Following on from 2015’s Down Time, we’ve been assured that this is the closest Totally Mild will come to making a party album, and a pretty sad party album at that. Although slightly less upbeat, bassist Lehmann Smith, drummer Dylan Young (previously Ashley Bundang) and guitarist Zachary Schneider provide beautifully layered instrumentals that capture your attention from start to finish (with a healthy hint of groove).

The opening track ‘Sky’ perfectly sets the tone for the entire album; a great introduction to the captivating intensity that exists throughout, “We recorded the first track on the day that Prince died and I think we were all kind of melancholy and inspired by that. James Cecil, our producer, is a huge Prince fan. I’m still learning about Prince but I think that you can hear that in the production of the song - the bass line is pretty funky and there’s heaps of synth and stuff… who knows if that would’ve gone that way had that not been the day that it was.” It’s raw, honest and particularly refreshing.

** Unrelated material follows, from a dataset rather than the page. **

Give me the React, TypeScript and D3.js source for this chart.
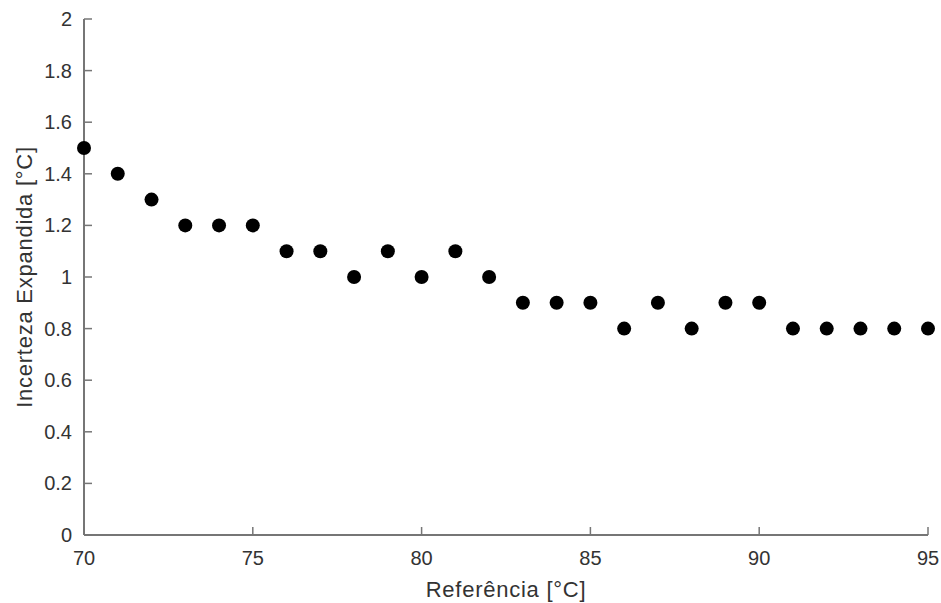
import React from "react";
import * as d3 from "d3";

const references = [70, 71, 72, 73, 74, 75, 76, 77, 78, 79, 80, 81, 82, 83, 84, 85, 86, 87, 88, 89, 90, 91, 92, 93, 94, 95];
const uncertainty = [1.5, 1.4, 1.3, 1.2, 1.2, 1.2, 1.1, 1.1, 1.0, 1.1, 1.0, 1.1, 1.0, 0.9, 0.9, 0.9, 0.8, 0.9, 0.8, 0.9, 0.9, 0.8, 0.8, 0.8, 0.8, 0.8];
const xTicks = [70, 75, 80, 85, 90, 95];
const yTicks = [0, 0.2, 0.4, 0.6, 0.8, 1, 1.2, 1.4, 1.6, 1.8, 2];

const W = 941;
const H = 603;
const left = 84;
const right = 928;
const top = 19;
const bottom = 535;

export default function App() {
  const x = d3.scaleLinear().domain([70, 95]).range([left, right]);
  const y = d3.scaleLinear().domain([0, 2]).range([bottom, top]);
  const axisColor = "#767676";
  const textColor = "#333";
  const font = "Liberation Sans, Arial, sans-serif";
  const tick = 8;

  return (
    <svg width={W} height={H} style={{ position: "absolute", left: 0, top: 0, background: "#fff" }}>
      <g fontFamily={font} fill={textColor}>
        {/* axes */}
        <line x1={left} x2={left} y1={top} y2={bottom} stroke={axisColor} strokeWidth={2} />
        <line x1={left} x2={right} y1={bottom} y2={bottom} stroke={axisColor} strokeWidth={2} />
        {yTicks.map((t) => (
          <g key={"y" + t}>
            <line x1={left} x2={left + tick} y1={y(t)} y2={y(t)} stroke={axisColor} strokeWidth={1.5} />
            <text x={left - 12} y={y(t)} dy="0.35em" textAnchor="end" fontSize={20}>
              {d3.format("~g")(t)}
            </text>
          </g>
        ))}
        {xTicks.map((t) => (
          <g key={"x" + t}>
            <line x1={x(t)} x2={x(t)} y1={bottom} y2={bottom - tick} stroke={axisColor} strokeWidth={1.5} />
            <text x={x(t)} y={bottom + 23} dy="0.35em" textAnchor="middle" fontSize={20}>
              {t}
            </text>
          </g>
        ))}
        <text x={(left + right) / 2} y={597} textAnchor="middle" fontSize={22} letterSpacing={0.75}>
          Referência [°C]
        </text>
        <text
          transform={`translate(24, ${(top + bottom) / 2}) rotate(-90)`}
          dy="0.35em"
          textAnchor="middle"
          fontSize={22}
          letterSpacing={0.75}
        >
          Incerteza Expandida [°C]
        </text>
      </g>
      {references.map((r, i) => (
        <circle key={r} cx={x(r)} cy={y(uncertainty[i])} r={7} fill="#000" />
      ))}
    </svg>
  );
}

Mitchell wrote the album when she was falling in love with her now wife, a romantic influence that you can hear shine through on nearly every track. “A lot of the songs are kind of straight up love songs, but I guess I’m also always a bit melancholy and I romanticise my own melancholy feelings (laughs). Whilst some of the songs are love songs, a lot of the songs are also kind of me having despair over the idea that I’ve fallen in love for the last time with the person that I’m going to marry. That’s definitely the place that I was in when I was writing it, I don't really feel like that anymore.” We get an insight into this analytical state of mind on the final track 'Down Together' - ‘And I know your body like my own / I know you’re always mine to own / Forever and ever’. There’s many reservations about conforming to structure, but the constant push and pull resolves itself, and in the end she appears to be content.

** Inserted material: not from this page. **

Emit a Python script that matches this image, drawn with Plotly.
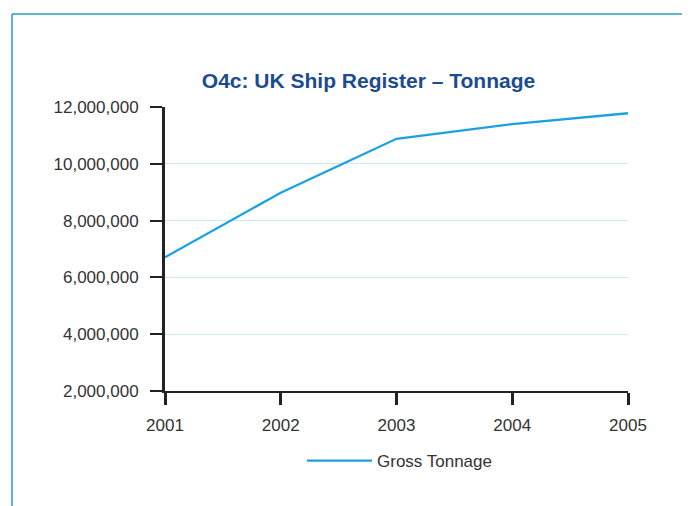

With the current political climate, Totally Mild’s music is more important than ever in 2018. They offer a refreshing narrative compared to the one we most commonly consume in popular culture. Mitchell’s storytelling represents a powerful shift, shining a light on the beauty of a queer woman speaking to her own relationships via song. It’s this openness that many of us believe in so strongly, that unfortunately isn't the norm everywhere, “There’s definitely so much amazing music being made by queer people, gender diverse people, people of colour... there are just so many exciting voices coming out of Melbourne. It’s a little bit like a bubble sometimes because so much is changing and things feel really safe and inclusive a lot of the time, then you step out of it and you’re naive to think that that’s how it is everywhere." 

I shared my viewpoint on the constant talk about ‘female fronted bands’ and ‘female DJs’ - that if we were truly equal then it should simply be ‘bands’ or a ‘DJs’. Yet Mitchell’s response to this is the highlight of our conversation, “I guess for me, we’re still at a point where there’s a kind of power in identifying yourself as a woman in music. But it’s two-tiered for me, I totally agree with you, I find it frustrating to always be pinned as a female led band, because the band is more than just led by a woman. But I also think that we’re still at this point where actively celebrating diverse voices is really important. I think acknowledging different kinds of identities is still useful, especially when it’s coming from within the communities. I guess that’s my point - I like it when it comes from someone that I feel is my peer, and I don’t really like it when it’s placed on you by someone external.”

And a very valid point indeed.

While Totally Mild certainly indulge in the darker side of life and the continual struggle to combat our own fears and anxieties, they also present to us a few more positive conclusions: romance is alive and well, Prince will live on forever, and that we’re finally at a point in time where music is starting to diversify - “It’s not really just bros and bands anymore… which is cool.”

Key Tracks: Lucky Stars, From One Another, Sky and Today Tonight.